Last year marked the seventh successive year of export growth for Irish food and drink, with prepared foods, sheepmeat and pork growing the fastest in a record-breaking year for the country.
Minister for Agriculture, Food and the Marine Michael Creed said one of the notable achievements was the fact that Ireland successfully diversified its markets in a year when the UK – its largest trading partner – voted in favour of leaving the EU.
“While trade with the UK fell by 8%, triggered by challenging exchange rates, uncertainty arising from Brexit and further competitive pressures, this was offset by increased exports to international and emerging markets such as North America, China and the rest of Asia,” said Creed on 11 January.
The Minister added that Brexit had led to serious currency volatility and unprecedented uncertainty with the country’s number one trading partner. This challenge highlighted the importance of market access and the need for more “continued investment in innovation and competitiveness”.
Creed said the UK would remain a “critically important market” for Irish food products post-Brexit and did not sugar-coat the headwinds ahead as the UK looks set to trigger Article 50 by March 2017.
“The 2016 export figures illustrate clearly the importance of collaborative action by government, its agencies and the industry, and the potential for proactive effort on international markets to mitigate the risks associated with these challenges,” said Creed.
Continued food and drink growth
The strongest performers for Ireland in terms of growth over the year included sheepmeat, pork and prepared meals. Livestock exports have fallen in value, due to a reduction in live cattle shipments, while poultry exports recorded a significant decrease due to reduced price and low volumes.
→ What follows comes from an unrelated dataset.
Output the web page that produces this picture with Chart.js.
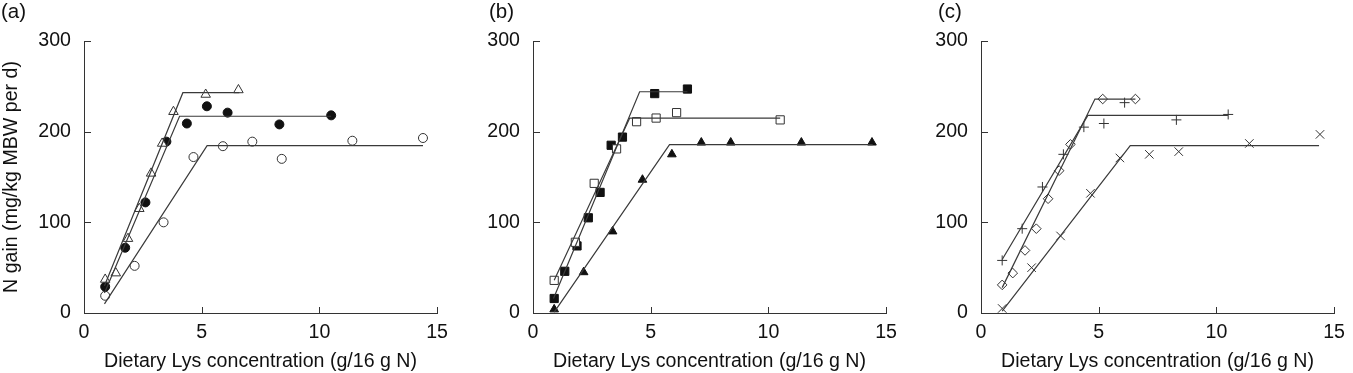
<!DOCTYPE html>
<html>
<head>
<meta charset="utf-8">
<script src="https://cdn.jsdelivr.net/npm/chart.js@4.4.0/dist/chart.umd.min.js"></script>
<style>
  body { margin: 0; background: #fff; }
  #wrap { position: relative; width: 1353px; height: 373px; overflow: hidden; }
  .panel { position: absolute; top: 0; }
</style>
</head>
<body>
<div id="wrap">
  <canvas id="chartA" class="panel" style="left:0px" width="456" height="373"></canvas>
  <canvas id="chartB" class="panel" style="left:449px" width="456" height="373"></canvas>
  <canvas id="chartC" class="panel" style="left:897px" width="456" height="373"></canvas>
</div>
<script>
// dietary Lys levels (g/16 g N), three dose series
const lysLow  = [0.9, 1.35, 1.87, 2.35, 2.85, 3.32, 3.8, 5.17, 6.56];
const lysMid  = [0.9, 1.75, 2.61, 3.5, 4.37, 5.22, 6.1, 8.3, 10.5];
const lysMidB = [0.9, 1.8, 2.6, 3.55, 4.4, 5.23, 6.1, 10.5];
const lysHigh = [0.9, 2.15, 3.38, 4.65, 5.9, 7.15, 8.4, 11.4, 14.4];

// N gain (mg/kg MBW per d)
const aTriangle   = [37, 44, 82, 115, 154, 187, 222, 241, 246];
const aDot        = [29, 72, 122, 189, 209, 228, 221, 208, 218];
const aCircle     = [19, 52, 100, 172, 184, 189, 170, 190, 193];
const bSquareFill = [16, 46, 74, 105, 133, 185, 194, 242, 247];
const bSquare     = [36, 78, 143, 181, 211, 215, 221, 213];
const bTriFill    = [4, 45, 90, 147, 175, 188, 188, 188, 188];
const cDiamond    = [31, 44, 69, 93, 126, 157, 186, 236, 236];
const cPlus       = [58, 93, 139, 175, 205, 209, 232, 213, 219];
const cCross      = [5, 50, 85, 132, 171, 175, 178, 187, 197];

// broken-line fits: start, breakpoint, end
const aTriangleFitX = [0.87, 4.2, 6.6],  aTriangleFitY = [30, 243, 243];
const aDotFitX      = [0.87, 4.06, 10.5], aDotFitY     = [22, 217, 217];
const aCircleFitX   = [0.87, 5.23, 14.4], aCircleFitY  = [10, 184.5, 184.5];
const bSqFillFitX   = [0.87, 4.53, 6.56], bSqFillFitY  = [16, 244, 244];
const bSquareFitX   = [0.9, 4.11, 10.5],  bSquareFitY  = [36, 215, 215];
const bTriFitX      = [0.9, 5.8, 14.43],  bTriFitY     = [1, 185.6, 185.6];
const cDiamondFitX  = [0.9, 4.84, 6.56],  cDiamondFitY = [28, 236, 236];
const cPlusFitX     = [0.9, 4.54, 10.49], cPlusFitY    = [59, 218, 218];
const cCrossFitX    = [0.9, 6.34, 14.36], cCrossFitY   = [2, 184.5, 184.5];

const xTitle = 'Dietary Lys concentration (g/16 g N)';
const yTitle = 'N gain (mg/kg MBW per d)';

Chart.defaults.font.family = "'Liberation Sans', Arial, sans-serif";
Chart.defaults.font.size = 19.6;
Chart.defaults.color = '#111';

const pts = (xs, ys) => ys.map((y, i) => ({ x: xs[i], y: y }));

function markers(xs, ys, style, radius, filled) {
  return {
    data: pts(xs, ys),
    pointStyle: style,
    pointRadius: radius,
    pointBackgroundColor: filled ? '#111' : '#fff',
    pointBorderColor: filled ? '#111' : '#333',
    pointBorderWidth: 1,
    showLine: false,
    clip: false
  };
}

function fit(xs, ys) {
  return {
    data: pts(xs, ys),
    showLine: true,
    borderColor: '#3a3a3a',
    borderWidth: 1.2,
    pointRadius: 0,
    clip: false
  };
}

// inward tick marks + panel letter
const innerTicks = {
  id: 'innerTicks',
  beforeDatasetsDraw(chart, args, opts) {
    const { ctx, chartArea, scales: { x, y } } = chart;
    ctx.save();
    ctx.strokeStyle = '#333';
    ctx.lineWidth = 1;
    x.ticks.forEach(t => {
      const px = Math.round(x.getPixelForValue(t.value)) + 0.5;
      ctx.beginPath();
      ctx.moveTo(px, chartArea.bottom);
      ctx.lineTo(px, chartArea.bottom - 6);
      ctx.stroke();
    });
    y.ticks.forEach(t => {
      const py = Math.round(y.getPixelForValue(t.value)) + 0.5;
      ctx.beginPath();
      ctx.moveTo(chartArea.left, py);
      ctx.lineTo(chartArea.left + 7, py);
      ctx.stroke();
    });
    ctx.fillStyle = '#111';
    ctx.font = "20.5px 'Liberation Sans', Arial, sans-serif";
    ctx.textBaseline = 'top';
    ctx.fillText(opts.label, opts.labelX, 2);
    ctx.restore();
  }
};

function makePanel(id, label, labelX, datasets, showYTitle) {
  new Chart(document.getElementById(id), {
    type: 'scatter',
    data: { datasets: datasets },
    options: {
      responsive: false,
      animation: false,
      layout: { padding: { left: 0, top: 41, right: 11, bottom: 0 } },
      scales: {
        x: {
          type: 'linear', min: 0, max: 15,
          ticks: { stepSize: 5, padding: 8 },
          grid: { display: false, drawTicks: false },
          border: { color: '#333', width: 1 },
          title: { display: true, text: xTitle, padding: { top: 0, bottom: 0 } },
          afterFit(s) { s.height = 60; }
        },
        y: {
          min: 0, max: 300,
          ticks: { stepSize: 100, padding: 13 },
          grid: { display: false, drawTicks: false },
          border: { color: '#333', width: 1 },
          title: { display: showYTitle, text: yTitle, padding: { top: 0, bottom: 0 } },
          afterFit(s) { s.width = 84; }
        }
      },
      plugins: {
        legend: { display: false },
        tooltip: { enabled: false },
        innerTicks: { label: label, labelX: labelX }
      }
    },
    plugins: [innerTicks]
  });
}

makePanel('chartA', '(a)', 1, [
  fit(aTriangleFitX, aTriangleFitY),
  fit(aDotFitX, aDotFitY),
  fit(aCircleFitX, aCircleFitY),
  markers(lysLow, aTriangle, 'triangle', 5.5, false),
  markers(lysMid, aDot, 'circle', 4.5, true),
  markers(lysHigh, aCircle, 'circle', 4.5, false)
], true);

makePanel('chartB', '(b)', 40, [
  fit(bSqFillFitX, bSqFillFitY),
  fit(bSquareFitX, bSquareFitY),
  fit(bTriFitX, bTriFitY),
  markers(lysMidB, bSquare, 'rect', 5.8, false),
  markers(lysLow, bSquareFill, 'rect', 5.8, true),
  markers(lysHigh, bTriFill, 'triangle', 5, true)
], false);

makePanel('chartC', '(c)', 41, [
  fit(cDiamondFitX, cDiamondFitY),
  fit(cPlusFitX, cPlusFitY),
  fit(cCrossFitX, cCrossFitY),
  markers(lysLow, cDiamond, 'rectRot', 4.8, false),
  markers(lysMid, cPlus, 'cross', 5, false),
  markers(lysHigh, cCross, 'crossRot', 6, false)
], false);
</script>
</body>
</html>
Meat and livestock exports accounted for around a third of Ireland’s total exports and the value of meat and livestock for 2016 was around €3.66bn, 2% lower than last year. Prospects for meat and livestock this year are mixed. A strong rise in finished cattle supplies is expected to hit the market, while prospects for sheep and pork remain steady.
“Despite difficult trading conditions, it is encouraging to see this industry continuing to grow business and extend its global footprint to more than 180 markets around the world,” added Bord Bía chairman Michael Carey.